La lassitude des députés macronistes et des membres du gouvernement est flagrant. Ils sont éprouvés par l’absence de majorité absolue, même si Aurore Berge répète à qui veut l’entendre qu’il n’y a pas de majorité alternative. Quant à la stratégie du groupe d’Olivier Marleix, elle est difficile à cerner, d’autant que l’unité du groupe est fragilisée par les ambitions des uns et des autres. Ainsi, les députés de droite sont des alliés récurrents de l’exécutif, tout en étant à l’origine du psychodrame du 20 mars dernier où la motion de censure a échoué à 9 voix près.

 

Nupes versus Rassemblement national

Les deux extrêmes ont fait une entrée remarquée dans l’hémicycle avec deux stratégies diamétralement opposées : stratégie de « bordélisation » contre stratégie de la cravate.

Pour la Nupes, il s’agit d’apparaître comme l’élément dynamique, vociférant, quitte à créer la polémique (on se souvient du ballon à l’effigie d’Olivier Dussopt de Thomas Portes). Il faut frapper l’opinion publique comme étant les défenseurs du peuple, comme ceux qui ne lâchent rien !

Pour le RN, il faut au contraire se montrer comme un parti de gouvernement. Aucun écart de conduite, aucun dérapage (hormis le célèbre « Qu’il retourne en Afrique » de Grégoire de Fournas) n’est toléré.

En voie de normalisation, le RN s’évertue à voter la grande majorité des motions de censure déposées par la Nupes tout en étant le troisième groupe qui vote le plus avec le camp présidentiel après LR et LIOT.

 

La fin des 100 jours ou la répétition du tragique

Emmanuel Macron a donné 100 jours à sa Première ministre pour raviver l’action gouvernementale. Le maître des horloges a encore frappé. Mais la deadline fixée au 14 juillet approche et la stratégie présidentielle ne semble être comprise que par son auteur.

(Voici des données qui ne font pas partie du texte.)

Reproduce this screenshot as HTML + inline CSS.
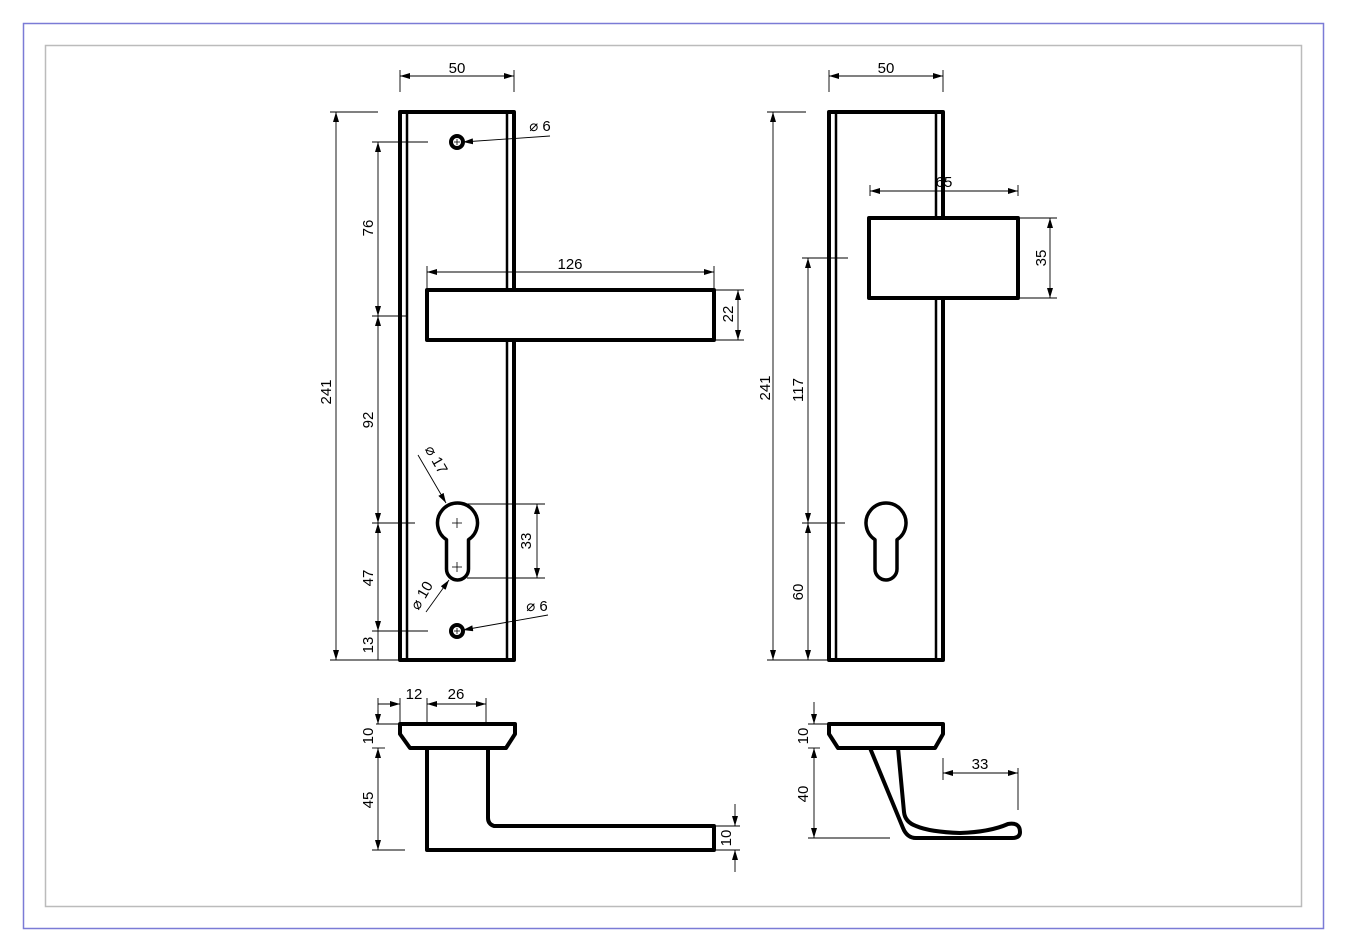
<!DOCTYPE html>
<html><head><meta charset="utf-8"><style>html,body{margin:0;padding:0;background:#fff}svg{display:block}</style></head>
<body>
<svg width="1347" height="952" viewBox="0 0 1347 952" xmlns="http://www.w3.org/2000/svg" font-family="Liberation Sans, sans-serif" font-size="15" fill="none">
<defs>
<marker id="a" viewBox="0 0 10 6" refX="10" refY="3" markerWidth="10" markerHeight="6" orient="auto-start-reverse" markerUnits="userSpaceOnUse"><path d="M0,0 L10,3 L0,6z" fill="#000"/></marker>
</defs>
<rect x="23.5" y="23.5" width="1300" height="905" stroke="#7b7bd6" stroke-width="1.5"/>
<rect x="45.5" y="45.5" width="1256" height="861" stroke="#bbb" stroke-width="1.5"/>

<g stroke="#000" stroke-width="4" stroke-linejoin="round">
<rect x="400" y="112" width="114" height="548"/>
<line x1="407" y1="112" x2="407" y2="660" stroke-width="2.5"/>
<line x1="507" y1="112" x2="507" y2="290" stroke-width="2.5"/>
<line x1="507" y1="340" x2="507" y2="660" stroke-width="2.5"/>
<rect x="427" y="290" width="287" height="50" fill="#fff"/>
<circle cx="457" cy="142" r="6" stroke-width="4"/>
<circle cx="457" cy="631" r="6" stroke-width="4"/>
<path d="M446.5,539.7 A20,20 0 1 1 468.5,539.7 L468.5,569 A11,11 0 0 1 446.5,569 Z" stroke-width="3.5"/>
<rect x="829" y="112" width="114" height="548"/>
<line x1="836" y1="112" x2="836" y2="660" stroke-width="2.5"/>
<line x1="936" y1="112" x2="936" y2="218" stroke-width="2.5"/>
<line x1="936" y1="298" x2="936" y2="660" stroke-width="2.5"/>
<rect x="869" y="218" width="149" height="80" fill="#fff"/>
<path d="M875,539.7 A20,20 0 1 1 897,539.7 L897,569 A11,11 0 0 1 875,569 Z" stroke-width="3.5"/>
<path d="M400,724 L515,724 L515,734 L506,748 L410,748 L400,734 Z"/>
<path d="M427,748 L427,850 L714,850 L714,826 L494,826 Q488,824 488,818 L488,748"/>
<path d="M829,724 L943,724 L943,734 L935,748 L838,748 L829,734 Z"/>
<path d="M870,748 L903,828 Q907,838 916,838 L1012,838 Q1020,838 1020,832 Q1020,822 1008,824 Q990,832 960,833 Q930,832 916,826 Q905,822 904,812 L898,748"/>
</g>
<g stroke="#000" stroke-width="0.8">
<line x1="452" y1="523" x2="462" y2="523"/><line x1="457" y1="518" x2="457" y2="528"/>
<line x1="452" y1="567" x2="462" y2="567"/><line x1="457" y1="562" x2="457" y2="572"/>
<line x1="454" y1="142" x2="460" y2="142"/><line x1="457" y1="139" x2="457" y2="145"/>
<line x1="454" y1="631" x2="460" y2="631"/><line x1="457" y1="628" x2="457" y2="634"/>
</g>

<g stroke="#000" stroke-width="0.9">
<line x1="400" y1="70" x2="400" y2="92"/><line x1="514" y1="70" x2="514" y2="92"/>
<line x1="400" y1="76" x2="514" y2="76" marker-start="url(#a)" marker-end="url(#a)"/>
<line x1="330" y1="112" x2="378" y2="112"/><line x1="330" y1="660" x2="400" y2="660"/>
<line x1="336" y1="112" x2="336" y2="660" marker-start="url(#a)" marker-end="url(#a)"/>
<line x1="372" y1="142" x2="428" y2="142"/><line x1="372" y1="316" x2="406" y2="316"/>
<line x1="372" y1="523" x2="415" y2="523"/><line x1="372" y1="631" x2="428" y2="631"/>
<line x1="378" y1="142" x2="378" y2="316" marker-start="url(#a)" marker-end="url(#a)"/>
<line x1="378" y1="316" x2="378" y2="523" marker-start="url(#a)" marker-end="url(#a)"/>
<line x1="378" y1="523" x2="378" y2="631" marker-start="url(#a)" marker-end="url(#a)"/>
<line x1="378" y1="631" x2="378" y2="660"/>
<line x1="427" y1="266" x2="427" y2="288"/><line x1="714" y1="266" x2="714" y2="288"/>
<line x1="427" y1="272" x2="714" y2="272" marker-start="url(#a)" marker-end="url(#a)"/>
<line x1="716" y1="290" x2="744" y2="290"/><line x1="716" y1="340" x2="744" y2="340"/>
<line x1="738" y1="290" x2="738" y2="340" marker-start="url(#a)" marker-end="url(#a)"/>
<line x1="467" y1="504" x2="545" y2="504"/><line x1="467" y1="578" x2="545" y2="578"/>
<line x1="537" y1="504" x2="537" y2="578" marker-start="url(#a)" marker-end="url(#a)"/>
<line x1="550" y1="136" x2="463" y2="142" marker-end="url(#a)"/>
<line x1="548" y1="615" x2="463" y2="630" marker-end="url(#a)"/>
<line x1="418" y1="455" x2="446" y2="503" marker-end="url(#a)"/>
<line x1="426" y1="612" x2="449" y2="580" marker-end="url(#a)"/>

<line x1="829" y1="70" x2="829" y2="92"/><line x1="943" y1="70" x2="943" y2="92"/>
<line x1="829" y1="76" x2="943" y2="76" marker-start="url(#a)" marker-end="url(#a)"/>
<line x1="767" y1="112" x2="806" y2="112"/><line x1="767" y1="660" x2="829" y2="660"/>
<line x1="773" y1="112" x2="773" y2="660" marker-start="url(#a)" marker-end="url(#a)"/>
<line x1="802" y1="258" x2="848" y2="258"/><line x1="802" y1="523" x2="845" y2="523"/>
<line x1="808" y1="258" x2="808" y2="523" marker-start="url(#a)" marker-end="url(#a)"/>
<line x1="808" y1="523" x2="808" y2="660" marker-start="url(#a)" marker-end="url(#a)"/>
<line x1="870" y1="185" x2="870" y2="196"/><line x1="1018" y1="185" x2="1018" y2="196"/>
<line x1="870" y1="191" x2="1018" y2="191" marker-start="url(#a)" marker-end="url(#a)"/>
<line x1="1020" y1="218" x2="1057" y2="218"/><line x1="1020" y1="298" x2="1057" y2="298"/>
<line x1="1050" y1="218" x2="1050" y2="298" marker-start="url(#a)" marker-end="url(#a)"/>

<line x1="378" y1="698" x2="378" y2="724"/><line x1="400" y1="698" x2="400" y2="722"/>
<line x1="427" y1="698" x2="427" y2="724"/><line x1="486" y1="698" x2="486" y2="724"/>
<line x1="378" y1="704" x2="400" y2="704" marker-end="url(#a)"/>
<line x1="427" y1="704" x2="486" y2="704" marker-start="url(#a)" marker-end="url(#a)"/>
<line x1="376" y1="724" x2="400" y2="724"/><line x1="372" y1="748" x2="385" y2="748"/><line x1="372" y1="850" x2="405" y2="850"/>
<line x1="378" y1="710" x2="378" y2="724" marker-end="url(#a)"/>
<line x1="378" y1="748" x2="378" y2="850" marker-start="url(#a)" marker-end="url(#a)"/>
<line x1="716" y1="826" x2="740" y2="826"/><line x1="716" y1="850" x2="740" y2="850"/>
<line x1="735" y1="804" x2="735" y2="826" marker-end="url(#a)"/>
<line x1="735" y1="872" x2="735" y2="850" marker-end="url(#a)"/>
<line x1="808" y1="724" x2="829" y2="724"/><line x1="808" y1="748" x2="820" y2="748"/><line x1="808" y1="838" x2="890" y2="838"/>
<line x1="814" y1="702" x2="814" y2="724" marker-end="url(#a)"/>
<line x1="814" y1="748" x2="814" y2="838" marker-start="url(#a)" marker-end="url(#a)"/>
<line x1="943" y1="758" x2="943" y2="780"/><line x1="1018" y1="768" x2="1018" y2="810"/>
<line x1="943" y1="773" x2="1018" y2="773" marker-start="url(#a)" marker-end="url(#a)"/>
</g>

<g fill="#000" text-anchor="middle">
<text x="457" y="73">50</text>
<text x="886" y="73">50</text>
<text x="570" y="269">126</text>
<text x="540" y="131">⌀ 6</text>
<text x="537" y="611">⌀ 6</text>
<text x="944" y="187">65</text>
<text x="414" y="699">12</text>
<text x="456" y="699">26</text>
<text x="980" y="769">33</text>
<text transform="translate(331,392) rotate(-90)">241</text>
<text transform="translate(373,228) rotate(-90)">76</text>
<text transform="translate(373,420) rotate(-90)">92</text>
<text transform="translate(373,578) rotate(-90)">47</text>
<text transform="translate(373,645) rotate(-90)">13</text>
<text transform="translate(733,314) rotate(-90)">22</text>
<text transform="translate(531,541) rotate(-90)">33</text>
<text transform="translate(770,388) rotate(-90)">241</text>
<text transform="translate(803,390) rotate(-90)">117</text>
<text transform="translate(803,592) rotate(-90)">60</text>
<text transform="translate(1046,258) rotate(-90)">35</text>
<text transform="translate(373,736) rotate(-90)">10</text>
<text transform="translate(373,800) rotate(-90)">45</text>
<text transform="translate(731,838) rotate(-90)">10</text>
<text transform="translate(808,736) rotate(-90)">10</text>
<text transform="translate(808,794) rotate(-90)">40</text>
<text transform="translate(432,462) rotate(60)">⌀ 17</text>
<text transform="translate(426,598) rotate(-60)">⌀ 10</text>
</g>
</svg>
</body></html>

Un an après leurs installations dans l’hémicycle, rien ne paraît changer. Vis-à-vis de la politique d’Elisabeth Borne, la Nupes reste hostile, les LR manque toujours de fiabilité, le RN poursuit sa normalisation institutionnelle, les députés macronistes s’inquiètent de leur sort, le jour où le chef ne sera plus le chef.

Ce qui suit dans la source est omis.